I played quite a few sports growing up and believed that I was athletically talented to play those sports over others. In turn, I didn’t end up trying other sports outside of the ones that I had a natural talent in. Looking back, I may have had skills that increased my athletic ability but I wouldn’t have gone far without determination and effort. If I enjoyed a sport, I would practice for hours, watch sports clips, learn from my mistakes and commit to becoming a better athlete. If I didn’t enjoy a sport as much, I would give up once things got hard.
Dr. Carol Dweck coined the terms fixed mindset and growth mindset to describe the underlying beliefs people have about learning and intelligence. On the topic of athletic ability, I had demonstrated a fixed mindset, believing that as hard as I would try for some sports, I was unable to become a better athlete.
When we embody a growth mindset we believe that success depends on time and effort. People with a growth mindset feel that their skills and intelligence can improve with effort and persistence. Relating this back to my personal experience, I ended up becoming a good lacrosse player and won a few awards from my team, Western Mustangs, and the OUA. Did this happen just because I was born with the talent to play lacrosse? Or was this a factor of multiple hours put into practice, training, and learning from mistakes?
We manifest a growth or fixed mindset from a very early age, which determines a great deal of our behaviour and our relationship with success and failure in both professional and personal circumstances.

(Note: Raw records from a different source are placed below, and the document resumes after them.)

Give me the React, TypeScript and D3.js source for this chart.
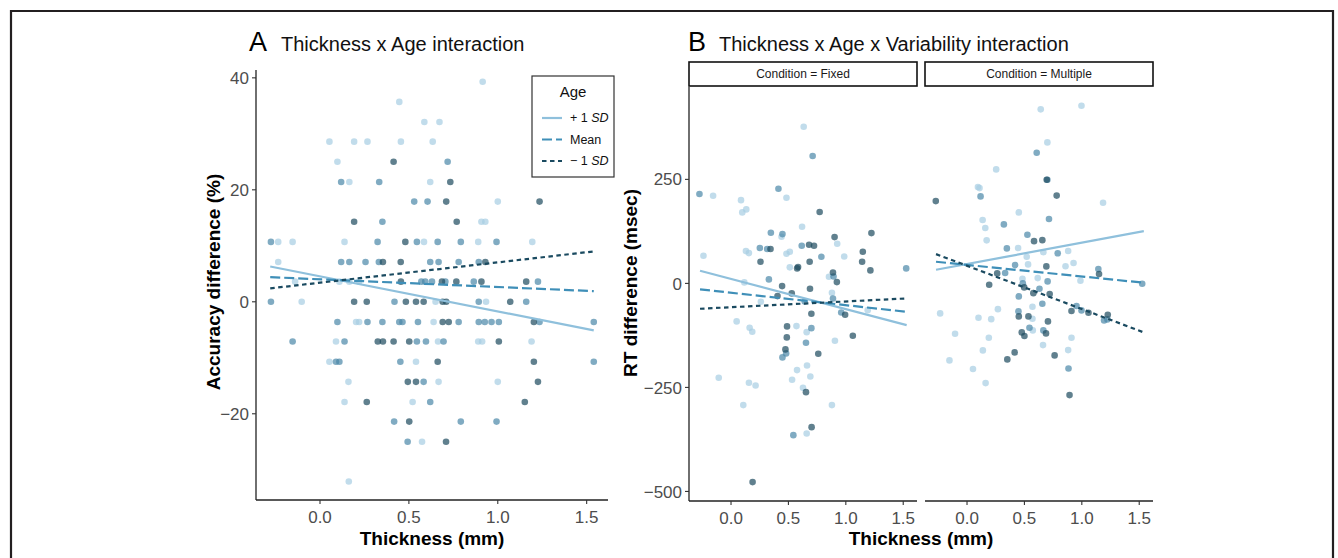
import React from 'react';
import * as d3 from 'd3';

// ---- data ----
// panel A: thickness (mm) vs accuracy difference (%), points grouped by age shade
const aOlderPts = [
  [0.915, 39.3], [0.446, 35.7], [0.587, 32.1], [0.672, 32.1], [0.053, 28.6], [0.192, 28.6], [0.267, 28.6],
  [0.455, 28.6], [0.634, 28.6], [0.098, 25], [0.165, 21.4], [0.62, 21.4], [1.0, 17.9], [0.908, 14.3],
  [0.93, 14.3], [-0.235, 10.7], [-0.154, 10.7], [0.138, 10.7], [0.585, 10.7], [0.89, 10.7], [1.194, 10.7],
  [-0.235, 7.1], [-0.14, 3.6], [0.109, 3.6], [0.165, 3.6], [0.22, 3.6], [-0.103, 0], [0.65, 0], [0.934, 0],
  [0.203, -3.6], [0.22, -3.6], [0.639, -3.6], [0.09, -7.1], [0.664, -7.1], [0.89, -7.1], [0.912, -7.1],
  [1.19, -7.1], [0.053, -10.7], [0.54, -10.7], [0.16, -14.3], [0.667, -14.3], [1.0, -14.3], [0.138, -17.9],
  [0.521, -17.9], [0.574, -25], [0.162, -32.1],
];
const aMeanPts = [
  [0.718, 25], [0.119, 21.4], [0.333, 21.4], [0.53, 17.9], [0.605, 17.9], [0.351, 14.3], [-0.276, 10.7],
  [0.324, 10.7], [0.545, 10.7], [0.662, 10.7], [0.792, 10.7], [0.993, 10.7], [0.119, 7.1], [0.165, 7.1],
  [0.256, 7.1], [0.331, 7.1], [0.62, 7.1], [0.667, 7.1], [0.78, 7.1], [0.893, 7.1], [0.57, 3.6], [0.592, 3.6],
  [0.63, 3.6], [0.705, 3.6], [0.865, 3.6], [1.226, 3.6], [-0.276, 0], [0.419, 0], [0.893, 0], [1.16, 0],
  [0.098, -3.6], [0.267, -3.6], [0.351, -3.6], [0.446, -3.6], [0.464, -3.6], [0.551, -3.6], [0.78, -3.6],
  [0.893, -3.6], [0.927, -3.6], [0.965, -3.6], [1.006, -3.6], [1.235, -3.6], [1.54, -3.6], [-0.154, -7.1],
  [0.138, -7.1], [0.545, -7.1], [0.596, -7.1], [0.695, -7.1], [0.09, -10.7], [0.109, -10.7], [0.452, -10.7],
  [1.54, -10.7], [0.583, -14.3], [0.62, -17.9], [0.417, -21.4], [0.792, -21.4], [0.993, -21.4], [0.493, -25],
];
const aYoungerPts = [
  [0.414, 25], [0.733, 21.4], [0.71, 17.9], [1.235, 17.9], [0.192, 14.3], [0.769, 14.3], [0.48, 10.7],
  [0.354, 7.1], [0.454, 7.1], [0.93, 7.1], [0.455, 3.6], [0.686, 3.6], [0.767, 3.6], [0.908, 3.6], [1.16, 3.6],
  [0.192, 0], [0.263, 0], [0.483, 0], [0.54, 0], [0.583, 0], [0.69, 0], [0.71, 0], [1.07, 0], [0.69, -3.6],
  [0.724, -3.6], [1.203, -3.6], [0.325, -7.1], [0.354, -7.1], [0.414, -7.1], [0.502, -7.1], [1.006, -7.1],
  [0.662, -10.7], [1.203, -10.7], [0.494, -14.3], [0.54, -14.3], [1.226, -14.3], [0.263, -17.9],
  [1.152, -17.9], [0.502, -21.4], [0.709, -25],
];

// panel B: RT difference (msec), two conditions
const bFixedOlder = [
  [-0.156, 210.6], [-0.24, 66.4], [0.087, 200], [0.098, 170.6], [0.133, 177.8], [0.13, 77.6], [0.156, 72.8],
  [0.116, 2.4], [0.44, 112], [0.483, 205.8], [0.26, -44.2], [0.049, -91.4], [0.162, -106.7], [0.185, -116.3],
  [-0.107, -226.9], [0.156, -238.9], [0.214, -245.3], [0.107, -292.5], [0.57, -102.6], [0.512, 38.5],
  [0.483, 71.2], [0.512, 76], [0.619, 136.1], [0.633, 376.5], [0.659, -117.2], [0.662, -197.2],
  [0.691, -223.6], [0.575, -208.4], [0.532, -231.7], [0.627, -251], [0.659, -360.7], [0.925, 95.3],
  [0.986, 64.8], [0.853, 15.9], [0.879, -22.6], [0.905, -138], [0.879, -292.5], [1.191, -64.3],
];
const bFixedMean = [
  [-0.275, 214.7], [0.251, 84.9], [0.315, 82.5], [0.347, 121.7], [0.33, 9.6], [0.413, 227.5], [0.448, 118.5],
  [0.48, -168.3], [0.448, -177.9], [0.616, 90.4], [0.711, 306], [0.787, 64], [0.642, -43.4], [0.7, -107.6],
  [0.653, -142.7], [0.543, -364.7], [0.893, 16.7], [0.888, -36.2], [0.96, -69.9], [1.526, 36],
];
const bFixedYounger = [
  [0.257, 52], [0.344, 82.5], [0.445, -6.5], [0.405, -30.5], [0.188, -477.6], [0.529, -24], [0.488, -103.4],
  [0.486, -129.8], [0.474, -158.6], [0.576, 36], [0.584, 39.2], [0.772, 171.4], [0.68, 92.8], [0.723, 90.4],
  [0.685, 52], [0.688, -12.9], [0.7, -73], [0.653, -261.4], [0.702, -345.5], [0.76, -169.1], [0.902, 111.3],
  [0.888, 26.3], [0.922, 3.1], [0.994, -75.5], [1.061, -125.9], [1.148, 76], [1.142, 52], [1.223, 120.9],
  [1.214, 31.2],
];
const bMultOlder = [
  [-0.234, -72.1], [-0.104, -121.2], [-0.153, -185.1], [0.052, -205.9], [0.095, 231.5], [0.109, 229],
  [0.136, 152.2], [0.159, 133], [0.171, 103.4], [0.254, 274], [0.1, -82.7], [0.211, -85.9], [0.269, -61.9],
  [0.19, -130.7], [0.138, -161.1], [0.162, -239.7], [0.451, 170.6], [0.445, 84.9], [0.483, 11.1], [0.57, -85],
  [0.573, -113], [0.52, 64], [0.532, 45.6], [0.665, 75], [0.616, 12.7], [0.57, -56.2], [0.662, -148.3],
  [0.642, 418.3], [0.7, 338.9], [0.881, 77.9], [0.858, 41.1], [0.928, 49], [0.988, 6.4], [0.91, -130.7],
  [0.881, -160.3], [0.997, 427], [1.185, 193.8],
];
const bMultMean = [
  [0.118, 209.1], [0.321, 141.8], [0.332, 24.8], [0.347, 84.1], [0.419, 44], [0.486, 0], [0.451, -31.3],
  [0.448, -67.3], [0.544, -106.6], [0.526, 116.8], [0.631, -13], [0.656, -49], [0.702, 4.8], [0.665, -113],
  [0.607, 314], [0.7, 249], [0.714, 154.6], [0.79, 72.3], [0.954, -54.5], [0.997, -64.9], [0.884, -204.4],
  [1.144, 34.4], [1.194, -88.9], [1.223, -86.5], [1.526, -0.8],
];
const bMultYounger = [
  [-0.272, 197.8], [0.263, 24], [0.193, -3.3], [0.351, -182.7], [0.415, -165.9], [0.498, -9.6], [0.451, -79.3],
  [0.535, -79.3], [0.477, -117.8], [0.5, -126.6], [0.584, 101.5], [0.656, 103.9], [0.578, -23.4],
  [0.691, 40.8], [0.72, -25.6], [0.705, -91.3], [0.688, -120.2], [0.763, -173.1], [0.694, 249], [0.781, 211],
  [0.91, -66.5], [1.058, -70.5], [0.893, -268.5], [1.15, 22.4], [1.226, -75.3],
];

// simple slopes: [x start, x end, y start, y end] for +1 SD, Mean, -1 SD
const ageLevels = ['+1 SD', 'Mean', '-1 SD'];
const aSlopes = [[-0.28, 1.54, 6.3, -5.1], [-0.28, 1.54, 4.4, 1.9], [-0.28, 1.54, 2.4, 9.0]];
const bFixedSlopes = [[-0.27, 1.53, 30.3, -100.2], [-0.27, 1.53, -14.4, -68.2], [-0.27, 1.53, -61, -36.1]];
const bMultSlopes = [[-0.27, 1.54, 32.7, 125.7], [-0.27, 1.54, 52, 1.6], [-0.27, 1.54, 70.4, -117.8]];

const xTicks = [0, 0.5, 1.0, 1.5];
const aYTicks = [40, 20, 0, -20];
const bYTicks = [250, 0, -250, -500];
const conditions = ['Fixed', 'Multiple'];

// ---- styling ----
const FONT = '"Liberation Sans", Arial, Helvetica, sans-serif';
const ptColors = ['#a6cde3', '#4a87a8', '#1d4a5e'];
const lineColors = ['#8fc0dc', '#3f8fb8', '#1a4a60'];
const lineDash = [null, '10,4', '4.5,3.5'];

const fmtTick = (v: number) => (v < 0 ? '\u2212' + Math.abs(v) : String(v));

type Pt = number[];

function Points({ sets, x, y }: { sets: Pt[][]; x: any; y: any }) {
  return (
    <g>
      {sets.map((pts, gi) =>
        pts.map((p, i) => (
          <circle key={gi + '-' + i} cx={x(p[0])} cy={y(p[1])} r={3.3} fill={ptColors[gi]} fillOpacity={0.7} />
        ))
      )}
    </g>
  );
}

function Slopes({ slopes, x, y }: { slopes: number[][]; x: any; y: any }) {
  const line = d3.line<number[]>().x((d) => x(d[0])).y((d) => y(d[1]));
  return (
    <g>
      {slopes.map((s, i) => (
        <path
          key={i}
          d={line([[s[0], s[2]], [s[1], s[3]]]) || ''}
          fill="none"
          stroke={lineColors[i]}
          strokeWidth={2.2}
          strokeDasharray={lineDash[i] || undefined}
        />
      ))}
    </g>
  );
}

function XAxis({ x, y0 }: { x: any; y0: number }) {
  const [r0, r1] = x.range();
  return (
    <g>
      <line x1={r0} x2={r1} y1={y0} y2={y0} stroke="#222" strokeWidth={1.3} />
      {xTicks.map((t) => (
        <g key={t} transform={`translate(${x(t)},${y0})`}>
          <line y1={0} y2={4} stroke="#333" strokeWidth={1.1} />
          <text y={22.5} textAnchor="middle" fontSize={17} fill="#4d4d4d" fontFamily={FONT}>
            {t.toFixed(1)}
          </text>
        </g>
      ))}
    </g>
  );
}

function YAxis({ y, x0, ticks }: { y: any; x0: number; ticks: number[] }) {
  const [r0, r1] = y.range();
  return (
    <g>
      <line x1={x0} x2={x0} y1={r0} y2={r1} stroke="#222" strokeWidth={1.3} />
      {ticks.map((t) => (
        <g key={t} transform={`translate(${x0},${y(t)})`}>
          <line x1={-4} x2={0} stroke="#333" strokeWidth={1.1} />
          <text x={-7} dy="0.36em" textAnchor="end" fontSize={17} fill="#4d4d4d" fontFamily={FONT}>
            {fmtTick(t)}
          </text>
        </g>
      ))}
    </g>
  );
}

export default function App() {
  // panel A scales
  const ax = d3.scaleLinear().domain([-0.36, 1.62]).range([256, 608]);
  const ay = d3.scaleLinear().domain([-35.4, 41.4]).range([500, 70]);
  // panel B scales (two facets share y)
  const bxFacets = [
    d3.scaleLinear().domain([-0.366, 1.62]).range([689, 917]),
    d3.scaleLinear().domain([-0.366, 1.62]).range([925, 1153]),
  ];
  const by = d3.scaleLinear().domain([-523, 472]).range([501, 87]);
  const bPts = [
    [bFixedOlder, bFixedMean, bFixedYounger],
    [bMultOlder, bMultMean, bMultYounger],
  ];
  const bSl = [bFixedSlopes, bMultSlopes];

  return (
    <svg
      width={1338}
      height={558}
      style={{ position: 'absolute', left: 0, top: 0, background: '#fff' }}
      fontFamily={FONT}
    >
      <rect x={0} y={0} width={1338} height={558} fill="#fff" />
      {/* outer frame */}
      <path d="M11,560 L11,11 L1333,11 L1333,560" fill="none" stroke="#231f20" strokeWidth={2.2} />

      {/* ===== Panel A ===== */}
      <text x={249} y={51} fontSize={27} fill="#000">A</text>
      <text x={281} y={51} fontSize={20} fill="#111">
        Thickness x Age interaction
      </text>
      <Points sets={[aOlderPts, aMeanPts, aYoungerPts]} x={ax} y={ay} />
      <Slopes slopes={aSlopes} x={ax} y={ay} />
      <YAxis y={ay} x0={256} ticks={aYTicks} />
      <XAxis x={ax} y0={500} />
      <text
        transform={`translate(220,${(ay.range()[0] + ay.range()[1]) / 2 - 3}) rotate(-90)`}
        textAnchor="middle"
        fontSize={19}
        fontWeight="bold"
        fill="#000"
      >
        Accuracy difference (%)
      </text>
      <text x={(ax.range()[0] + ax.range()[1]) / 2} y={545} textAnchor="middle" fontSize={19} fontWeight="bold">
        Thickness (mm)
      </text>

      {/* legend */}
      <g transform="translate(532,76)">
        <rect width={82} height={101} fill="#fff" stroke="#333" strokeWidth={1.2} />
        <text x={41} y={21} textAnchor="middle" fontSize={15} fill="#111">Age</text>
        {ageLevels.map((lv, i) => (
          <g key={lv} transform={`translate(0,${42 + i * 21.5})`}>
            <line x1={10} x2={30} stroke={lineColors[i]} strokeWidth={2.2} strokeDasharray={lineDash[i] || undefined} />
            <text x={38} dy="0.35em" fontSize={12.5} fill="#111">
              {i === 1 ? (
                'Mean'
              ) : (
                <>
                  {i === 0 ? '+ 1 ' : '\u2212 1 '}
                  <tspan fontStyle="italic">SD</tspan>
                </>
              )}
            </text>
          </g>
        ))}
      </g>

      {/* ===== Panel B ===== */}
      <text x={688} y={51} fontSize={27} fill="#000">B</text>
      <text x={719} y={51} fontSize={20} fill="#111">
        Thickness x Age x Variability interaction
      </text>
      {bxFacets.map((bx, fi) => {
        const [r0, r1] = bx.range();
        return (
          <g key={fi}>
            <rect x={r0} y={62} width={r1 - r0} height={24} fill="#fff" stroke="#111" strokeWidth={1.6} />
            <text x={(r0 + r1) / 2} y={78} textAnchor="middle" fontSize={12} fill="#1a1a1a">
              {'Condition = ' + conditions[fi]}
            </text>
            <Points sets={bPts[fi]} x={bx} y={by} />
            <Slopes slopes={bSl[fi]} x={bx} y={by} />
            <XAxis x={bx} y0={501} />
          </g>
        );
      })}
      <YAxis y={by} x0={689} ticks={bYTicks} />
      <text
        transform={`translate(637,283) rotate(-90)`}
        textAnchor="middle"
        fontSize={19}
        fontWeight="bold"
        fill="#000"
      >
        RT difference (msec)
      </text>
      <text x={921} y={545} textAnchor="middle" fontSize={19} fontWeight="bold">
        Thickness (mm)
      </text>
    </svg>
  );
}
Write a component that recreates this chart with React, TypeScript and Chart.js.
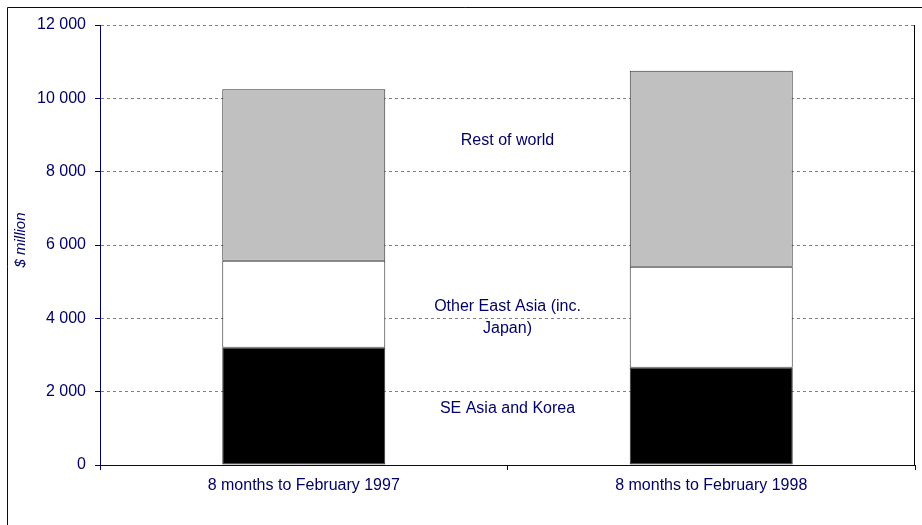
import React, { useEffect, useRef } from "react";
import { Chart, registerables } from "chart.js";

Chart.register(...registerables);

const categories = ["8 months to February 1997", "8 months to February 1998"];
const seAsiaKorea = [3200, 2650];
const otherEastAsia = [2370, 2760];
const restOfWorld = [4680, 5340];
const seriesNames = ["SE Asia and Korea", "Other East Asia (inc. Japan)", "Rest of world"];

const NAVY = "#000066";
const FONT = "'Liberation Sans', Arial, sans-serif";

const fmt = (v: number) => String(v).replace(/\B(?=(\d{3})+(?!\d))/g, " ");

const decorPlugin = {
  id: "decor",
  beforeDraw(chart: any) {
    const ctx = chart.ctx;
    ctx.save();
    ctx.fillStyle = "#ffffff";
    ctx.fillRect(0, 0, chart.width, chart.height);
    ctx.restore();
  },
  afterDraw(chart: any) {
    const ctx = chart.ctx;
    const area = chart.chartArea;
    const xs = chart.scales.x;
    const ys = chart.scales.y;
    ctx.save();
    // outer frame (top and left visible)
    ctx.strokeStyle = NAVY;
    ctx.lineWidth = 1;
    ctx.beginPath();
    ctx.moveTo(7.5, chart.height + 5);
    ctx.lineTo(7.5, 7.5);
    ctx.lineTo(chart.width + 5, 7.5);
    ctx.stroke();
    // right plot border
    ctx.strokeStyle = "#000000";
    ctx.beginPath();
    ctx.moveTo(Math.round(area.right) - 0.5, area.top);
    ctx.lineTo(Math.round(area.right) - 0.5, area.bottom);
    ctx.stroke();
    // y title
    ctx.fillStyle = NAVY;
    ctx.font = `italic 15px ${FONT}`;
    ctx.textAlign = "center";
    ctx.textBaseline = "middle";
    ctx.translate(21, 240);
    ctx.rotate(-Math.PI / 2);
    ctx.fillText("$ million", 0, 0);
    ctx.restore();

    // series labels between bars
    ctx.save();
    ctx.fillStyle = NAVY;
    ctx.font = `16px ${FONT}`;
    ctx.textAlign = "center";
    ctx.textBaseline = "middle";
    const mx = xs.getPixelForValue(0.5);
    ctx.fillText(seriesNames[2], mx, ys.getPixelForValue(8860));
    ctx.fillText("Other East Asia (inc.", mx, ys.getPixelForValue(4310));
    ctx.fillText("Japan)", mx, ys.getPixelForValue(3710));
    ctx.fillText(seriesNames[0], mx, ys.getPixelForValue(1550));
    ctx.restore();
  },
};

export default function App() {
  const ref = useRef<HTMLCanvasElement>(null);
  useEffect(() => {
    if (!ref.current) return;
    const common = {
      borderColor: "#333333",
      borderWidth: 1,
      borderSkipped: false,
      barPercentage: 0.4,
      categoryPercentage: 1,
    };
    const chart = new Chart(ref.current, {
      type: "bar",
      data: {
        labels: categories,
        datasets: [
          { label: seriesNames[0], data: seAsiaKorea, backgroundColor: "#000000", ...common },
          { label: seriesNames[1], data: otherEastAsia, backgroundColor: "#ffffff", ...common },
          { label: seriesNames[2], data: restOfWorld, backgroundColor: "#c0c0c0", ...common },
        ],
      },
      options: {
        animation: false,
        responsive: false,
        maintainAspectRatio: false,
        layout: { padding: { left: 0, top: 25, right: 7, bottom: 0 } },
        plugins: { legend: { display: false }, tooltip: { enabled: false } },
        scales: {
          x: {
            stacked: true,
            afterFit(scale: any) {
              scale.height = 60;
            },
            grid: {
              offset: true,
              drawOnChartArea: false,
              drawTicks: true,
              tickLength: 5,
              tickColor: NAVY,
            },
            border: { display: true, color: NAVY, width: 1 },
            ticks: {
              color: NAVY,
              font: { family: FONT, size: 16 },
              padding: 6,
              maxRotation: 0,
            },
          },
          y: {
            stacked: true,
            min: 0,
            max: 12000,
            afterFit(scale: any) {
              scale.width = 100;
            },
            grid: {
              color: "#808080",
              lineWidth: 1,
              drawTicks: true,
              tickLength: 5,
              tickColor: NAVY,
              tickBorderDash: [],
            },
            border: { display: true, color: NAVY, width: 1, dash: [3, 3] },
            ticks: {
              stepSize: 2000,
              color: NAVY,
              font: { family: FONT, size: 16 },
              padding: 9,
              callback: (v: any) => fmt(Number(v)),
            },
          },
        },
      },
      plugins: [decorPlugin],
    } as any);
    return () => chart.destroy();
  }, []);
  return (
    <div style={{ position: "absolute", left: 0, top: 0, width: 922, height: 525, background: "#fff" }}>
      <canvas ref={ref} width={922} height={525} style={{ display: "block" }} />
    </div>
  );
}
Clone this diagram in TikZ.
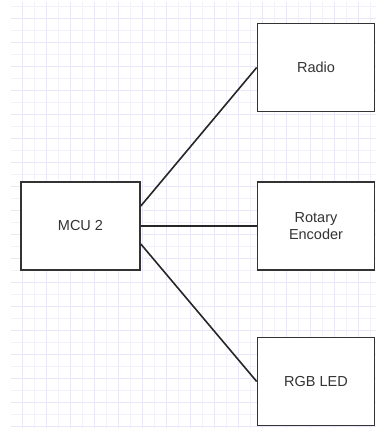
\documentclass[tikz,border=0pt]{standalone}
\usepackage{fontspec}
\setmainfont{Liberation Sans}
\usepackage{tikz}
\usetikzlibrary{positioning}
\definecolor{gridminor}{HTML}{F2F2FC}
\definecolor{gridmajor}{HTML}{E8E8F9}
\definecolor{boxline}{HTML}{333333}

\begin{document}
\begin{tikzpicture}[
    x=1pt, y=-1pt,
    % Estilo de las cajas
    block/.style={
        draw=boxline, fill=white, line width=1.6pt,
        minimum width=117pt, minimum height=88pt,
        font=\fontsize{14.5}{16.5}\selectfont, align=center,
        text=boxline, inner sep=0pt
    },
    % Estilo de las lineas
    wire/.style={
        line width=1.6pt, color=black!85
    }
]

    % 0. Marco y rejilla de fondo
    \useasboundingbox (0,0) rectangle (376,428);
    \foreach \x in {22,34,...,370}
        \draw[gridminor, line width=0.8pt] (\x,2) -- (\x,428);
    \foreach \y in {6,18,...,426}
        \draw[gridminor, line width=0.8pt] (11,\y) -- (376,\y);
    \foreach \x in {22,46,...,370}
        \draw[gridmajor, line width=0.8pt] (\x,2) -- (\x,428);
    \foreach \y in {18,42,...,426}
        \draw[gridmajor, line width=0.8pt] (11,\y) -- (376,\y);

    % 1. Microcontrolador
    \node[block, minimum width=119pt] (mcu) at (80.5, 226) {MCU 2};

    % 2. Perifericos
    \node[block] (radio)   at (316, 67.5)  {Radio};
    \node[block] (encoder) at (316, 226)   {Rotary\\Encoder};
    \node[block] (rgb)     at (316, 381.5) {RGB LED};

    % 3. Conexiones
    \draw[wire] ([yshift=20pt]mcu.east)  -- (radio.west);
    \draw[wire] (mcu.east)               -- (encoder.west);
    \draw[wire] ([yshift=-18pt]mcu.east) -- (rgb.west);

\end{tikzpicture}
\end{document}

We notice children at a young age use a growth mindset and display behaviours such as volunteering answers in class even when they’re unsure or seeking out problems that would push them instead of problems that would keep them safely within their comfort zone.
Having a growth mindset is important because it can help us overcome obstacles that we may face when developing a skill or learning something new. Instead of giving up when things become difficult, or the desired outcome is not reached, we understand the importance of persistence, determination and practice.
I’ve come to learn that practice doesn’t make perfect, it makes progress. When we understand this perspective, we can learn from our mistakes, be responsive to criticism, and face challenges head-on. This results in feeling a greater sense of achievement, giving us a greater sense of free will.
So, how can we change the way we teach mindset? Through research, we have found that it is possible to promote a growth mindset by teaching and understanding that the brain is malleable and gets stronger through effort. We can start by trying new challenges and seeking help when necessary. Researchers have also learned that we can encourage students to adopt more of a growth mindset by changing the way in which we interact with them. Teachers have started to use the term “not yet” instead of “fail” when it comes to giving the results of tests and graded work. Changing the language around the end result of their work teaches a student that with more effort and persistence, they have the opportunity to work on that skill or improve their intelligence to reach the desired outcome.
Despite our age, we can adopt a growth mindset and begin to challenge the way we think and approach difficult learning experiences.
6 steps to adopting a growth mindset:
- Focus on learning
- Challenge your current beliefs
- Use the word “Opportunity” instead of “failure”
- Value the process over the end result
- Celebrate growth with others
- Take ownership over your attitude
Ultimately with the use of a growth mindset, we are looking to create a passion for learning instead of a hunger for approval. I’ve learned to embrace my mistakes, seek uncomfort and work towards goals that I would not have thought possible if I hadn’t decided to change my mindset about learning and intelligence. It’s important to remember that skill is something to be cultivated and not something that one is born with. Instead of wanting to be the best athlete, let’s commit to the process of becoming the best athlete.